Amplifying the key fob signal

But over the years, thieves have gotten clever. Hubert says it is easy to purchase a device that will amplify the signal from a key fob. The key can be inside the house and the amplifier can be used to start the vehicle. It can also be used to copy the system's code.

In 2016, the National Insurance Crime Bureau (NICB), an insurance industry group, reported a 22 percent jump in car thefts in which the thief had access to the ignition key. At the same time, AAA reported cars with key fobs were responsible for a growing percentage of roadside assistance calls it handles.
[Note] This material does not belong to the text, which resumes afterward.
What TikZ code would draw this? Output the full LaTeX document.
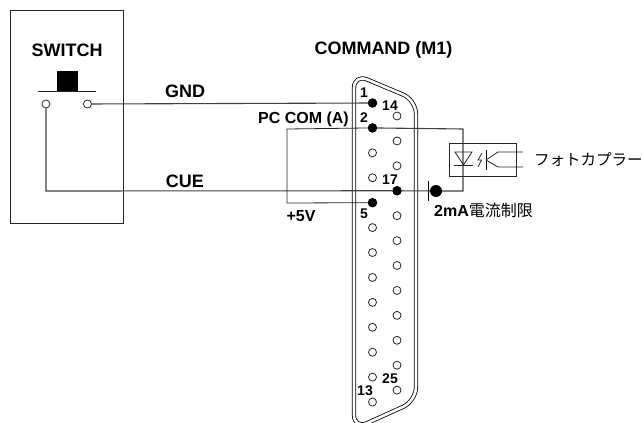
\documentclass[tikz,border=0pt]{standalone}
\usepackage{fontspec}
\setmainfont{Liberation Sans}
\newfontfamily\cjk{Noto Sans CJK JP}
\tikzset{
 wire/.style={line width=1.1pt,black!75},
 thinline/.style={line width=0.8pt,black!85},
 pinopen/.style={circle,draw,thinline,fill=white,minimum size=8pt,inner sep=0pt},
 pinfull/.style={circle,fill=black,minimum size=9.5pt,inner sep=0pt},
 lab/.style={font=\bfseries\fontsize{18}{20}\selectfont,inner sep=0pt},
 lbs/.style={font=\bfseries\fontsize{16}{18}\selectfont,inner sep=0pt},
 num/.style={font=\bfseries\fontsize{14}{16}\selectfont,inner sep=0pt},
}
\begin{document}
\begin{tikzpicture}[x=1pt,y=-1pt]
 \useasboundingbox (0,0) rectangle (643,423);
 \node[draw,thinline,minimum width=113pt,minimum height=213pt,inner sep=0pt] (swbox) at (67,116.5) {};
 \node[lab] (swlab) at (67,50) {SWITCH};
 \node[fill=black,minimum width=21pt,minimum height=20pt,inner sep=0pt] (button) at (67.5,81) {};
 \draw[thinline] (38,91) -- (96,91);
 \node[pinopen] (swa) at (46,104) {};
 \node[pinopen] (swb) at (87.5,104) {};
 \node[lab] (conlab) at (383.5,50) {COMMAND (M1)};
 \draw[line width=0.8pt,double,double distance=2.6pt,rounded corners=14pt]
  (354,74) -- (416,100) -- (416,401) -- (354,429) -- cycle;
 \foreach \i in {1,...,13} \node[pinopen] (pin\i) at (372.5,103+24.92*\i-24.92) {};
 \foreach \i in {14,...,25} \node[pinopen] (pin\i) at (397,116+24.92*\i-348.88) {};
 \foreach \i in {1,2,5,17} \node[pinfull] at (pin\i) {};
 \node[num] (n1) at (364,93) {1};
 \node[num] (n14) at (390,106) {14};
 \node[num] (n2) at (364,118) {2};
 \node[num] (n5) at (364,214) {5};
 \node[num] (n17) at (390,180) {17};
 \node[num] (n25) at (390,379) {25};
 \node[num] (n13) at (365,391) {13};
 \coordinate (kinkA) at (46,191);
 \coordinate (kinkB) at (463,191);
 \coordinate (kinkC) at (463,129);
 \coordinate (loopA) at (287,129);
 \coordinate (loopB) at (287,203);
 \node[circle,fill=black,minimum size=12pt,inner sep=0pt] (dled) at (436,191) {};
 \draw[line width=1.6pt] (428.5,181) -- (428.5,201);
 \draw[wire] (swb) -- (pin1);
 \draw[wire] (swa) -- (kinkA) -- (pin17) -- (dled) -- (kinkB) -- (kinkC) -- (pin2);
 \draw[thinline] (pin2) -- (loopA) -- (loopB) -- (pin5);
 \node[lab] (gnd) at (185,91) {GND};
 \node[lab] (cue) at (185,181) {CUE};
 \node[lbs] (pccom) at (303.5,119) {PC COM (A)};
 \node[lbs] (plus) at (301,216) {+5V};
 \node[draw,thinline,minimum width=67pt,minimum height=33pt,inner sep=0pt] (opto) at (482.5,159.5) {};
 \draw[thinline] (455,152) -- (472,152) -- (463.5,165) -- cycle;
 \draw[thinline] (454,165.5) -- (473,165.5);
 \draw[thinline] (482,153) -- (478,160) -- (481.5,160) -- (478,167);
 \draw[line width=1pt] (486,150) -- (486,170);
 \draw[thinline] (486,160) -- (498,152) -- (523,152);
 \draw[thinline] (486,160) -- (498,167) -- (523,167);
 \node[anchor=west,inner sep=0pt,font=\cjk\fontsize{15.5}{18}\selectfont] (optolab) at (534,160) {フォトカプラー};
 \node[anchor=west,inner sep=0pt,font=\bfseries\fontsize{16}{18}\selectfont] (limit) at (434,210) {2mA{\cjk\mdseries 電流制限}};
\end{tikzpicture}
\end{document}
Hubert says covering the key fob with aluminum when not in use will prevent thieves from getting access to it electronically. While a piece of aluminum wrap is the cheapest way to do it, Hubert says there is a commercially-available product called a Faraday bag. It's like a plastic baggie, only made of foil. A key fob can be dropped inside it when the car is not in use.

Carmakers beginning to take notice

The hacking of key fobs is an issue that carmakers are beginning to address, since most modern vehicles are controlled by computer systems that are subject to hacking.

Three years ago, a hacker took control of a Jeep while it was being driven as an experiment for a technology publication. The incident was the trigger for a recall of 1.4 million Jeeps.

Hubert shares consumers' frustration. She says the threat from cyber attackers is changing so fast that it's hard for both carmakers and consumers to keep up.